PROBLEM DESCRIPTION:
Nothing in the data should change when you return it, but leave the pictures out.
+++
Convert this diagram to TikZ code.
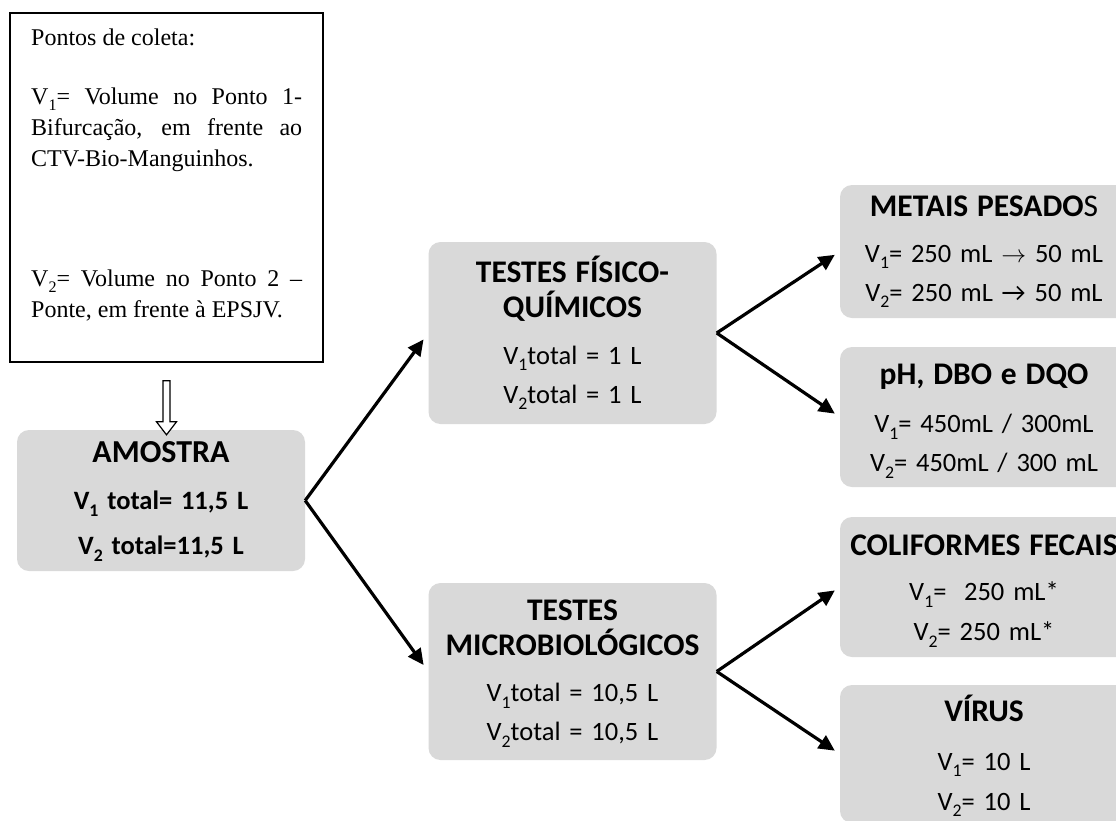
\documentclass[tikz,border=0pt]{standalone}
\usepackage{fontspec}
\usepackage{graphicx}
\setmainfont{Liberation Serif}
\newfontfamily\calibri{Carlito}
\usetikzlibrary{calc,arrows.meta}
\definecolor{boxgray}{HTML}{D9D9D9}
\newcommand{\titlef}{\fontsize{31.5}{35}\selectfont\bfseries}
\newcommand{\vsub}[1]{\raisebox{-0.24em}{\scalebox{0.67}{#1}}}
\tikzset{
  graybox/.style={fill=boxgray, rounded corners=12pt, minimum width=288pt, inner sep=0pt},
  boxtext/.style={text width=286pt, align=center, inner sep=0pt, font=\calibri\fontsize{26.5}{39}\selectfont},
  conn/.style={line width=3.2pt, -{Triangle[length=16pt,width=15pt]}, shorten >=6pt},
  hollow/.style={draw, line width=1.2pt, fill=white},
}
\begin{document}
\begin{tikzpicture}[x=1pt,y=-1pt]
  \clip (0,0) rectangle (1116,820);
  \fill[white] (0,0) rectangle (1116,820);
  % sampling points
  \node[draw, line width=1.3pt, minimum width=313pt, minimum height=349pt] (note) at (166.5,187.5) {};
  \node[anchor=north west, text width=271pt, align=justify, inner sep=0pt, font=\fontsize{24}{31}\selectfont] (notetext) at (31,29)
    {Pontos de coleta:\par\vspace{28pt}
     V\vsub{1}= Volume no Ponto 1-\linebreak Bifurcação, em frente ao\linebreak CTV-Bio-Manguinhos.\par\vspace{89pt}
     V\vsub{2}= Volume no Ponto 2 –\linebreak Ponte, em frente à EPSJV.};
  % boxes
  \node[graybox, minimum height=141pt] (amostra) at (161,500.5) {};
  \node[boxtext] (amostratext) at ([yshift=-1pt]amostra)
    {{\fontsize{32}{35}\selectfont\bfseries AMOSTRA}\\[8pt]\bfseries V\vsub{1} total= 11,5 L\\[6pt] V\vsub{2} total=11,5 L};
  \node[graybox, minimum height=182pt] (fisico) at (572.5,333) {};
  \node[boxtext] (fisicotext) at (fisico)
    {{\titlef TESTES FÍSICO-\\[-4pt] QUÍMICOS}\\[8pt] V\vsub{1}total = 1 L\\ V\vsub{2}total = 1 L};
  \node[graybox, minimum height=177pt] (micro) at (572.5,671.5) {};
  \node[boxtext] (microtext) at ([yshift=-2pt]micro)
    {{\titlef TESTES\\[-4pt] MICROBIOLÓGICOS}\\[7pt] V\vsub{1}total = 10,5 L\\ V\vsub{2}total = 10,5 L};
  \node[graybox, minimum height=133pt] (metais) at (984,251.5) {};
  \node[boxtext] (metaistext) at (metais)
    {{\titlef METAIS PESADO\mdseries S}\\[7pt] V\vsub{1}= 250 mL $\rightarrow$ 50 mL\\ V\vsub{2}= 250 mL → 50 mL};
  \node[graybox, minimum height=140pt] (ph) at (984,417) {};
  \node[boxtext] (phtext) at ([yshift=-4pt]ph)
    {{\titlef pH, DBO e DQO}\\[9pt] V\vsub{1}= 450mL / 300mL\\ V\vsub{2}= 450mL / 300 mL};
  \node[graybox, minimum height=140pt] (colif) at (984,587) {};
  \node[boxtext] (coliftext) at ([yshift=-4pt]colif)
    {{\titlef COLIFORMES FECAIS}\\[6pt] V\vsub{1}=~ 250 mL*\\[1pt] V\vsub{2}= 250 mL*};
  \node[graybox, minimum height=138pt] (virus) at (984,754) {};
  \node[boxtext] (virustext) at ([yshift=-2pt]virus)
    {{\titlef VÍRUS}\\[10pt] V\vsub{1}= 10 L\\[1pt] V\vsub{2}= 10 L};
  % connectors
  \draw[hollow] let \p1=(note.south), \p2=(amostra.north) in
    (\x1-3.5pt,\y1-18pt) -- (\x1-3.5pt,\y2+8pt) -- (\x1-10pt,\y2+8pt) -- (\x1,\y2-5pt)
    -- (\x1+10pt,\y2+8pt) -- (\x1+3.5pt,\y2+8pt) -- (\x1+3.5pt,\y1-18pt) -- cycle;
  \draw[conn, shorten >=8pt] (amostra.east) -- (fisico.west);
  \draw[conn, shorten >=8pt] (amostra.east) -- (micro.west);
  \draw[conn] (fisico.east) -- (metais.west);
  \draw[conn] (fisico.east) -- (ph.west);
  \draw[conn] (micro.east) -- (colif.west);
  \draw[conn] (micro.east) -- (virus.west);
\end{tikzpicture}
\end{document}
+++
TASK SOLUTION:
Convert this diagram to TikZ code.
\documentclass[tikz,border=0pt]{standalone}
\usepackage{fontspec}
\usepackage{graphicx}
\setmainfont{Liberation Serif}
\newfontfamily\calibri{Carlito}
\usetikzlibrary{calc,arrows.meta}
\definecolor{boxgray}{HTML}{D9D9D9}
\newcommand{\titlef}{\fontsize{31.5}{35}\selectfont\bfseries}
\newcommand{\vsub}[1]{\raisebox{-0.24em}{\scalebox{0.67}{#1}}}
\tikzset{
  graybox/.style={fill=boxgray, rounded corners=12pt, minimum width=288pt, inner sep=0pt},
  boxtext/.style={text width=286pt, align=center, inner sep=0pt, font=\calibri\fontsize{26.5}{39}\selectfont},
  conn/.style={line width=3.2pt, -{Triangle[length=16pt,width=15pt]}, shorten >=6pt},
  hollow/.style={draw, line width=1.2pt, fill=white},
}
\begin{document}
\begin{tikzpicture}[x=1pt,y=-1pt]
  \clip (0,0) rectangle (1116,820);
  \fill[white] (0,0) rectangle (1116,820);
  % sampling points
  \node[draw, line width=1.3pt, minimum width=313pt, minimum height=349pt] (note) at (166.5,187.5) {};
  \node[anchor=north west, text width=271pt, align=justify, inner sep=0pt, font=\fontsize{24}{31}\selectfont] (notetext) at (31,29)
    {Pontos de coleta:\par\vspace{28pt}
     V\vsub{1}= Volume no Ponto 1-\linebreak Bifurcação, em frente ao\linebreak CTV-Bio-Manguinhos.\par\vspace{89pt}
     V\vsub{2}= Volume no Ponto 2 –\linebreak Ponte, em frente à EPSJV.};
  % boxes
  \node[graybox, minimum height=141pt] (amostra) at (161,500.5) {};
  \node[boxtext] (amostratext) at ([yshift=-1pt]amostra)
    {{\fontsize{32}{35}\selectfont\bfseries AMOSTRA}\\[8pt]\bfseries V\vsub{1} total= 11,5 L\\[6pt] V\vsub{2} total=11,5 L};
  \node[graybox, minimum height=182pt] (fisico) at (572.5,333) {};
  \node[boxtext] (fisicotext) at (fisico)
    {{\titlef TESTES FÍSICO-\\[-4pt] QUÍMICOS}\\[8pt] V\vsub{1}total = 1 L\\ V\vsub{2}total = 1 L};
  \node[graybox, minimum height=177pt] (micro) at (572.5,671.5) {};
  \node[boxtext] (microtext) at ([yshift=-2pt]micro)
    {{\titlef TESTES\\[-4pt] MICROBIOLÓGICOS}\\[7pt] V\vsub{1}total = 10,5 L\\ V\vsub{2}total = 10,5 L};
  \node[graybox, minimum height=133pt] (metais) at (984,251.5) {};
  \node[boxtext] (metaistext) at (metais)
    {{\titlef METAIS PESADO\mdseries S}\\[7pt] V\vsub{1}= 250 mL $\rightarrow$ 50 mL\\ V\vsub{2}= 250 mL → 50 mL};
  \node[graybox, minimum height=140pt] (ph) at (984,417) {};
  \node[boxtext] (phtext) at ([yshift=-4pt]ph)
    {{\titlef pH, DBO e DQO}\\[9pt] V\vsub{1}= 450mL / 300mL\\ V\vsub{2}= 450mL / 300 mL};
  \node[graybox, minimum height=140pt] (colif) at (984,587) {};
  \node[boxtext] (coliftext) at ([yshift=-4pt]colif)
    {{\titlef COLIFORMES FECAIS}\\[6pt] V\vsub{1}=~ 250 mL*\\[1pt] V\vsub{2}= 250 mL*};
  \node[graybox, minimum height=138pt] (virus) at (984,754) {};
  \node[boxtext] (virustext) at ([yshift=-2pt]virus)
    {{\titlef VÍRUS}\\[10pt] V\vsub{1}= 10 L\\[1pt] V\vsub{2}= 10 L};
  % connectors
  \draw[hollow] let \p1=(note.south), \p2=(amostra.north) in
    (\x1-3.5pt,\y1-18pt) -- (\x1-3.5pt,\y2+8pt) -- (\x1-10pt,\y2+8pt) -- (\x1,\y2-5pt)
    -- (\x1+10pt,\y2+8pt) -- (\x1+3.5pt,\y2+8pt) -- (\x1+3.5pt,\y1-18pt) -- cycle;
  \draw[conn, shorten >=8pt] (amostra.east) -- (fisico.west);
  \draw[conn, shorten >=8pt] (amostra.east) -- (micro.west);
  \draw[conn] (fisico.east) -- (metais.west);
  \draw[conn] (fisico.east) -- (ph.west);
  \draw[conn] (micro.east) -- (colif.west);
  \draw[conn] (micro.east) -- (virus.west);
\end{tikzpicture}
\end{document}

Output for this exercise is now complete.